→ EXERCISE DIRECTIONS:
Please find all lines in the data that hold the string "standalone" and copy them.

→ RECORDS TO PROCESS:
= = = = =
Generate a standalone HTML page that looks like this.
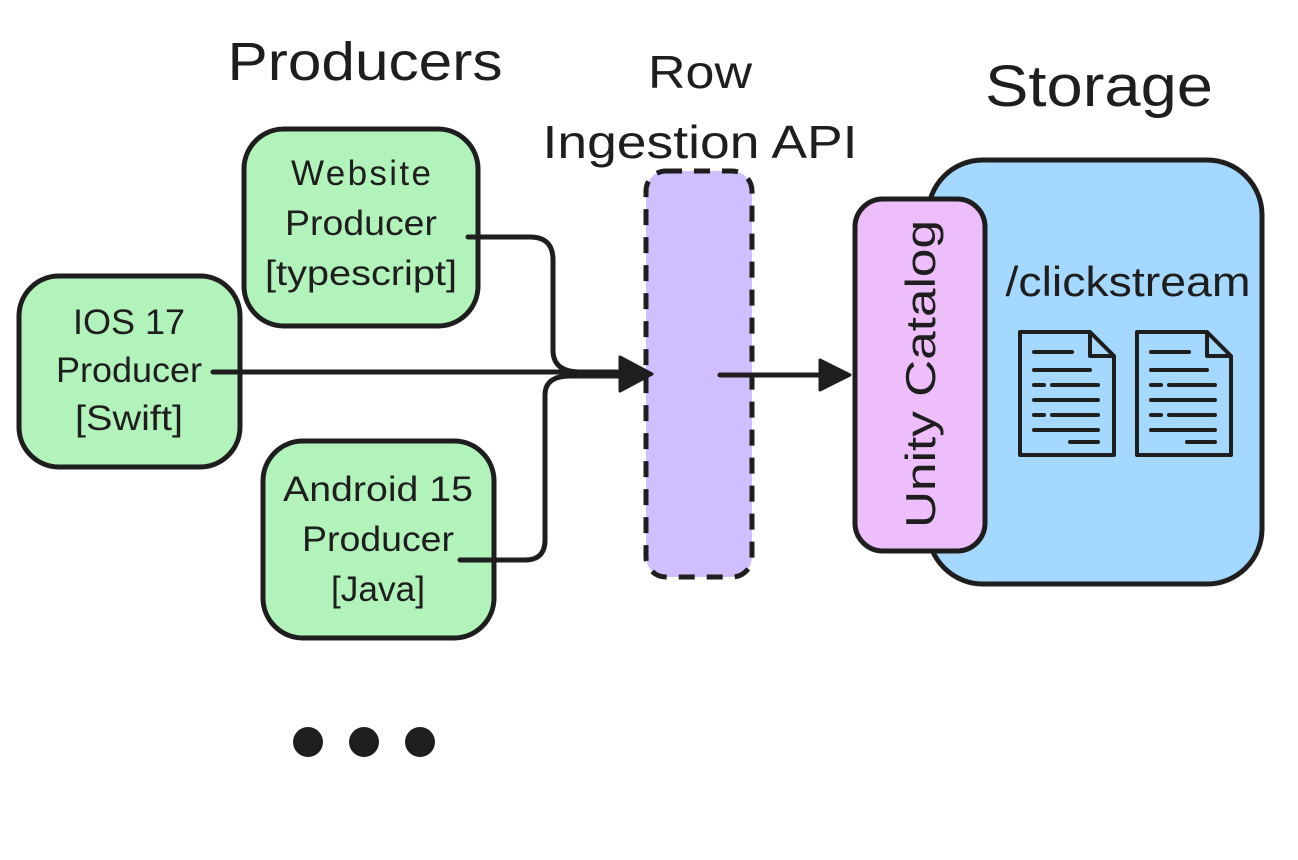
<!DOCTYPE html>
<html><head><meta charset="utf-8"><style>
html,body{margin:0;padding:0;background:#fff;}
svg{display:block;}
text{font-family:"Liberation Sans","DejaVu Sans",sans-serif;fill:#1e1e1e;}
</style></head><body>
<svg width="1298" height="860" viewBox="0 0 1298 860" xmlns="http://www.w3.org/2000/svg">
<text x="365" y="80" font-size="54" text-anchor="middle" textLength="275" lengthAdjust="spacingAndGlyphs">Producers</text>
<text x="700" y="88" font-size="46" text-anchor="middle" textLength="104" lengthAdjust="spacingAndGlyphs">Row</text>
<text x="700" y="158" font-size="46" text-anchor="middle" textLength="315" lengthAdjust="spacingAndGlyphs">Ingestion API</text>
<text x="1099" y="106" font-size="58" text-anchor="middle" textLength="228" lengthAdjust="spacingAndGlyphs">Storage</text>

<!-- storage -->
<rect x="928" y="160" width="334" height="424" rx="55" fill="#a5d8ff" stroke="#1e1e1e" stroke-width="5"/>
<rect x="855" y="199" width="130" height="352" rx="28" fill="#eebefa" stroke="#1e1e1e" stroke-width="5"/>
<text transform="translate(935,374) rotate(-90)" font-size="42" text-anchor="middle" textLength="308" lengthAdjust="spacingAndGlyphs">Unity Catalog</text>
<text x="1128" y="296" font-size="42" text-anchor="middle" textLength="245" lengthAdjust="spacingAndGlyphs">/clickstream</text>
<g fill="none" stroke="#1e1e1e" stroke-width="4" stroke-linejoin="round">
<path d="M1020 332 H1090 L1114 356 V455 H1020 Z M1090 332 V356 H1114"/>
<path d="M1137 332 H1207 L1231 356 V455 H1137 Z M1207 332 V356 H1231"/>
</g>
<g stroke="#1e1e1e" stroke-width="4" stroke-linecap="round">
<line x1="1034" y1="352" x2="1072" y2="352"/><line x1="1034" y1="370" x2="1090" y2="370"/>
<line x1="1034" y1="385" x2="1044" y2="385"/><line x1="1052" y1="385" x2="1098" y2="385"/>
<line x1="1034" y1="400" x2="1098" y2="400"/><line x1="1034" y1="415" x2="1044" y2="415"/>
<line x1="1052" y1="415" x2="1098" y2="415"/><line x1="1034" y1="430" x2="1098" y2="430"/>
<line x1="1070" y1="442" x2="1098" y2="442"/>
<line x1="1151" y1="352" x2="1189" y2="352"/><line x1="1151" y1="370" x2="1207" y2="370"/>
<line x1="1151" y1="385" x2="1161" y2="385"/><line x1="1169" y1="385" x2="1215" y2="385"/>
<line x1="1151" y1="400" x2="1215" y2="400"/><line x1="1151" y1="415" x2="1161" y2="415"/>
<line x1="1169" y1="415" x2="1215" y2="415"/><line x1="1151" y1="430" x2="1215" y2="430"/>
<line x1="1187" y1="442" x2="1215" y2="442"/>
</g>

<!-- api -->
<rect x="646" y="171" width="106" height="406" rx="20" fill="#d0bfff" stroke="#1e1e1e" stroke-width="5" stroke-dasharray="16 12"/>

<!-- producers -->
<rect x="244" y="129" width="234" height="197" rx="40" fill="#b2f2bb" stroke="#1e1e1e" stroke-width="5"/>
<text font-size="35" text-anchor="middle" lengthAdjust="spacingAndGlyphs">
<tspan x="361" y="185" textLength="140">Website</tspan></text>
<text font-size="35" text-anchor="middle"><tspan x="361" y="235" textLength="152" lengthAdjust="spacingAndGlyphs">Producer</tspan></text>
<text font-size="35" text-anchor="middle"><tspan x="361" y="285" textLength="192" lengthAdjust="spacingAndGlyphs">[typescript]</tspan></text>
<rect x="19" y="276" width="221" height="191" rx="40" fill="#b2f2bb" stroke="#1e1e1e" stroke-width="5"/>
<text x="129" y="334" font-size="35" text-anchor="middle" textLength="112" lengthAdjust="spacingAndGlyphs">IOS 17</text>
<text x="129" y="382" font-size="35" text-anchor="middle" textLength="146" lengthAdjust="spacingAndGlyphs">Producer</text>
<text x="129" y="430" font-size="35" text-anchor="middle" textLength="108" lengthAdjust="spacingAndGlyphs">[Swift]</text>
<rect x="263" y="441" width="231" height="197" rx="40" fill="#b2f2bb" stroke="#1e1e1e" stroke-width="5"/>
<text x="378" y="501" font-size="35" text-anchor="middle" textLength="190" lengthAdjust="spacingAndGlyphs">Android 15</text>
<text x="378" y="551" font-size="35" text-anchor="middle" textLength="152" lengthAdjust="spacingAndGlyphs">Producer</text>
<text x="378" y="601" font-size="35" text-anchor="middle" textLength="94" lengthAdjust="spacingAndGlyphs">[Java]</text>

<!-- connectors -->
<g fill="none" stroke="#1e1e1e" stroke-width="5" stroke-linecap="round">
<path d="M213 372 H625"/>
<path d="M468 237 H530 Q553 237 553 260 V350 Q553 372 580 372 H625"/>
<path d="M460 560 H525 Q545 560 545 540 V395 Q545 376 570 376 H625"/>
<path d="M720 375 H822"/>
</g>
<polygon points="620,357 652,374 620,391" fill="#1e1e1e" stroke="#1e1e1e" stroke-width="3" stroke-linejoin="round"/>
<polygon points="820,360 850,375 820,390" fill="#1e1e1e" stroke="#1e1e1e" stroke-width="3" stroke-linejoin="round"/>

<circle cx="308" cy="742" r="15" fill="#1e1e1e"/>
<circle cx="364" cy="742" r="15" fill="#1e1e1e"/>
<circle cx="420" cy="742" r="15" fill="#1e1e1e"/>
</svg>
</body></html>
= = = = =
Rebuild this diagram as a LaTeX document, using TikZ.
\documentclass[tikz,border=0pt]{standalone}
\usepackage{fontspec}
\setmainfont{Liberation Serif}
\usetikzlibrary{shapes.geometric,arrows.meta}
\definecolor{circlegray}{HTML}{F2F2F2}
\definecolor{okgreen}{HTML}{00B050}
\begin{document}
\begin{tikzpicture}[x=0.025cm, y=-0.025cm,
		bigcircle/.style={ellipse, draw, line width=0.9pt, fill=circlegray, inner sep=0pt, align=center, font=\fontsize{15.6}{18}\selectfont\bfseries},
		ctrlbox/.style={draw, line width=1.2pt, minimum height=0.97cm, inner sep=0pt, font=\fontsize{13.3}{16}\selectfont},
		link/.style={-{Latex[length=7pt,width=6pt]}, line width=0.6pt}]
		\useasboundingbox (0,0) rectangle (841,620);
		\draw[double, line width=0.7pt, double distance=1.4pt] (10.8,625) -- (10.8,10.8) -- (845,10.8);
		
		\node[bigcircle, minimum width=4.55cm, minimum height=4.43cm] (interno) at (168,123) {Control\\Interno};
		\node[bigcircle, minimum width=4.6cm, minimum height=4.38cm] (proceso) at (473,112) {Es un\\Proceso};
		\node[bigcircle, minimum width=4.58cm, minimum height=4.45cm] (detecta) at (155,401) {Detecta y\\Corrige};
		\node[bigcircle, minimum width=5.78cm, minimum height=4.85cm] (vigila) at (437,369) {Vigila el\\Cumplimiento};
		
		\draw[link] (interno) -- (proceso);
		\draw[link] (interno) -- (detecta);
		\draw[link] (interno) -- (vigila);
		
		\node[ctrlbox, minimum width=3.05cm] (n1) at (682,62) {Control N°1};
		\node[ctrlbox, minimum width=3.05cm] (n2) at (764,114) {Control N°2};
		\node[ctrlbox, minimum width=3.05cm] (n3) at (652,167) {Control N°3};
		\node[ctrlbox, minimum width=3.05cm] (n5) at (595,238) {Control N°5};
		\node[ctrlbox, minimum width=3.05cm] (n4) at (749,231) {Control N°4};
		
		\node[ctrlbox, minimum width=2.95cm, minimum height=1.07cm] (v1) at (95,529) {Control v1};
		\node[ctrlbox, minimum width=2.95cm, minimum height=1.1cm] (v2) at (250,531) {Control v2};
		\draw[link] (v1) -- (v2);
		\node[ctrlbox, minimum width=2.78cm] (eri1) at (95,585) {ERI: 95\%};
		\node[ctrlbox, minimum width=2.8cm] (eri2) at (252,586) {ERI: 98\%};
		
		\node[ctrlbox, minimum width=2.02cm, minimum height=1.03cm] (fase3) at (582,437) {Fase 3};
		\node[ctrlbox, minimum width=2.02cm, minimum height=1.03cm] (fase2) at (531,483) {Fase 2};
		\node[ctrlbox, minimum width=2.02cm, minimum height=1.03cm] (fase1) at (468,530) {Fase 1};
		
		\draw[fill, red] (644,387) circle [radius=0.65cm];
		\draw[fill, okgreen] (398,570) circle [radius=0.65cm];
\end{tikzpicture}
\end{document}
= = = = =
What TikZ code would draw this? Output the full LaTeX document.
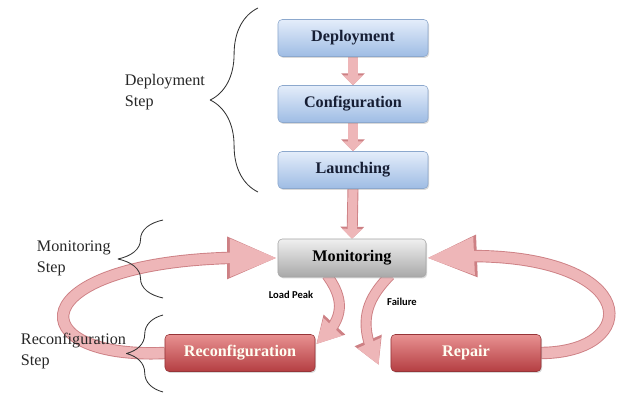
= = = = =
→ OUTPUT OF THE TASK:
Generate a standalone HTML page that looks like this.
\documentclass[tikz,border=0pt]{standalone}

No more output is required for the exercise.